L’axe peau-intestin : une véritable communication entre les microbiotes
On le sait aujourd’hui : de nombreux problèmes de peau comme l’acné, la dermatite atopique, le psoriasis ou la rosacée sont provoqués par des déséquilibres du microbiote cutané, mais aussi par des déséquilibres du microbiote intestinal (17). Ceci suggère l’existence d’une communication entre la peau et ces deux populations de microbes. Mais par quels médiateurs cette communication peut-elle s’effectuer ?
Il semblerait que certains métabolites produits par les microorganismes vivant dans l’intestin agissent au niveau de la peau (18). Par exemple, les acides gras à chaîne courte (AGCC), comme l’acétate ou le propionate, issus de la fermentation des fibres par les bactéries, modifieraient les profils bactériens du microbiote cutané. Ces AGCC auraient aussi un effet anti-oxydant sur la peau. L’acide propionique, également synthétisé par les bactéries du microbiote intestinal, aurait quant à eux un effet contre les bactéries de type staphylocoques, à l’origine de certaines infections de la peau.
En résumé
Même si les résultats de ces différentes études doivent encore être confirmés, ce sont les premiers pas dans l’exploration d’un nouveau continent.
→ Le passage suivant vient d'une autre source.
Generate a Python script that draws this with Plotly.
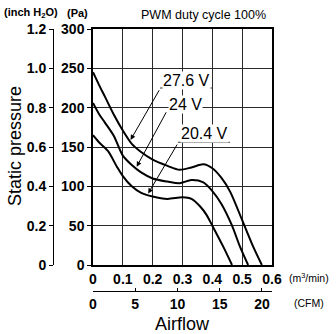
import plotly.graph_objects as go

# ---- data ----
flow_276 = [0, 0.02, 0.04, 0.07, 0.1, 0.13, 0.16, 0.2, 0.25, 0.29, 0.33, 0.37, 0.40, 0.43, 0.46, 0.5, 0.535, 0.566]
pa_276 = [245, 229, 214, 191, 171, 154, 144, 134, 126, 121, 124, 128, 123, 111, 93, 57, 25, 0]

flow_24 = [0, 0.02, 0.04, 0.07, 0.1, 0.13, 0.16, 0.2, 0.25, 0.29, 0.33, 0.37, 0.40, 0.43, 0.465, 0.493, 0.52]
pa_24 = [206, 192, 181, 164, 139, 127, 118, 110, 106, 104, 108, 105, 94, 78, 51, 23, 0]

flow_204 = [0, 0.02, 0.05, 0.08, 0.1, 0.13, 0.16, 0.2, 0.25, 0.3, 0.33, 0.36, 0.38, 0.40, 0.437, 0.466]
pa_204 = [165, 156, 145, 125, 113, 100, 92, 87, 84, 86, 84, 74, 64, 50, 23, 0]

series_names = ["27.6 V", "24 V", "20.4 V"]

pa_ticks = [0, 50, 100, 150, 200, 250, 300]
inch_ticks = [0, 0.2, 0.4, 0.6, 0.8, 1.0, 1.2]
inch_labels = ["0", "0.2", "0.4", "0.6", "0.8", "1.0", "1.2"]
m3_ticks = [0, 0.1, 0.2, 0.3, 0.4, 0.5, 0.6]
m3_labels = ["0", "0.1", "0.2", "0.3", "0.4", "0.5", "0.6"]
cfm_ticks = [0, 5, 10, 15, 20]
CFM_PER_M3MIN = 1 / 0.0283168

# label placement (data coords): text centre, underline span, arrow tail, arrow tip
label_text_pos = [(0.312, 234), (0.31, 204), (0.374, 167)]
label_underline = [(0.2246, 0.402, 225), None, (0.285, 0.459, 156)]
arrow_tail = [(0.2246, 224), (0.248, 196), (0.285, 155)]
arrow_tip = [(0.126, 159), (0.1465, 125), (0.185, 91)]

W, H = 336, 334


def px(x):
    return x / W


def py(y):
    return (H - y) / H


TICKFONT = dict(family="Liberation Sans Narrow, Arial Narrow, Liberation Sans", size=14,
                color="black", weight="bold")
TXT = "Liberation Sans, Arial, sans-serif"
GRID = "#2a2a2a"

fig = go.Figure()
for xs, ys, name in zip([flow_276, flow_24, flow_204], [pa_276, pa_24, pa_204], series_names):
    fig.add_trace(go.Scatter(x=xs, y=ys, mode="lines", name=name,
                             line=dict(color="black", width=2, shape="spline", smoothing=0.8),
                             hoverinfo="skip"))
# helper traces so the secondary axes are drawn
fig.add_trace(go.Scatter(x=[None], y=[None], yaxis="y2", showlegend=False))
fig.add_trace(go.Scatter(x=[None], y=[None], xaxis="x2", showlegend=False))

fig.update_layout(
    template="none",
    width=W, height=H,
    margin=dict(l=0, r=0, t=0, b=0, pad=0, autoexpand=False),
    paper_bgcolor="white", plot_bgcolor="white",
    showlegend=False,
    font=dict(family=TXT, color="black"),
    xaxis=dict(domain=[px(93), px(272)], range=[0, 0.6], tickvals=m3_ticks, ticktext=m3_labels,
               showgrid=True, gridcolor=GRID, gridwidth=1, zeroline=False,
               showline=True, linecolor="black", linewidth=1.5, mirror=True,
               ticks="", ticklabelstandoff=0,
               tickfont=TICKFONT, anchor="y", automargin=False),
    yaxis=dict(domain=[py(265), py(29)], range=[0, 300], tickvals=pa_ticks,
               showgrid=True, gridcolor=GRID, gridwidth=1, zeroline=False,
               showline=True, linecolor="black", linewidth=1.5, mirror=True,
               ticks="outside", ticklen=4, tickcolor="black",
               tickfont=TICKFONT, anchor="x", automargin=False),
    yaxis2=dict(overlaying="y", anchor="free", position=px(53), side="left",
                range=[0, 1.2], tickvals=inch_ticks, ticktext=inch_labels,
                showgrid=False, zeroline=False, showline=True, linecolor="black", linewidth=1,
                ticks="outside", ticklen=4, tickcolor="black", tickfont=TICKFONT, automargin=False),
    xaxis2=dict(overlaying="x", anchor="free", position=py(291), side="bottom",
                range=[0, 0.6 * CFM_PER_M3MIN], tickvals=cfm_ticks,
                showgrid=False, zeroline=False, showline=True, linecolor="black", linewidth=1,
                ticks="inside", ticklen=3, tickcolor="black", tickfont=TICKFONT, automargin=False),
)

shapes = []
annotations = []
for i, name in enumerate(series_names):
    tx, ty = label_text_pos[i]
    annotations.append(dict(x=tx, y=ty, xref="x", yref="y", text=name, showarrow=False,
                            xanchor="center", yanchor="middle",
                            font=dict(family=TXT, size=16, color="black"),
                            bgcolor="white", borderpad=0))
    ul = label_underline[i]
    if ul is not None:
        shapes.append(dict(type="line", xref="x", yref="y", x0=ul[0], x1=ul[1], y0=ul[2], y1=ul[2],
                           line=dict(color="#333333", width=1)))
    annotations.append(dict(x=arrow_tip[i][0], y=arrow_tip[i][1], ax=arrow_tail[i][0], ay=arrow_tail[i][1],
                            xref="x", yref="y", axref="x", ayref="y", text="", showarrow=True,
                            arrowhead=2, arrowsize=1, arrowwidth=1, arrowcolor="black", standoff=0))


def note(x, y, text, size, xanchor="center", bold=False, angle=0):
    return dict(x=px(x), y=py(y), xref="paper", yref="paper", text=text, showarrow=False,
                xanchor=xanchor, yanchor="middle", textangle=angle,
                font=dict(family=TXT, size=size, color="black", weight="bold" if bold else "normal"))


annotations += [
    note(31, 13, "(inch H<sub>2</sub>O)", 11, bold=True),
    note(77.5, 13, "(Pa)", 11, bold=True),
    note(204, 15, "PWM duty cycle 100%", 12.5),
    note(287, 277, "(m<sup>3</sup>/min)", 10.5, xanchor="left"),
    note(292, 303, "(CFM)", 10.5, xanchor="left"),
    note(182.5, 324, "Airflow", 18),
    note(15, 146, "Static pressure", 18, angle=-90),
]

fig.update_layout(shapes=shapes, annotations=annotations)
fig.write_html("out.html")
Ils montrent que :
- L’exposition au soleil modifie de manière positive le microbiote cutané ;
- Le microbiote cutané pourrait contribuer à protéger la peau du rayonnement solaire et à lutter contre ses effets délétères ;
- Le soleil modifie positivement le microbiote intestinal, probablement en partie grâce à la vitamine D ;
- Le soleil aurait un effet positif sur la diversité du microbiote intestinal ainsi que des effets anti-oxydants et immunomodulateurs ;
- Il existe un axe peau-intestin qui semble jouer un jeu fondamental dans le maintien de l’homéostasie du corps et la santé intestinale.
Affaire à suivre…
Longtemps sous-estimé, le microbiote est perçu aujourd’hui comme un véritable organe, à la fois extrêmement riche et particulièrement complexe.
Les prochaines études viseront à mieux comprendre quels paramètres du microbiote sont mis en jeu lors d’une exposition solaire, par quelles voies métaboliques les microorganismes y répondent et quels effets sur l’organisme ces processus engendrent.
Les chercheurs espèrent mieux comprendre certains troubles physiologiques, mais surtout trouver de nouveaux moyens de prévention et de nouvelles pistes thérapeutiques.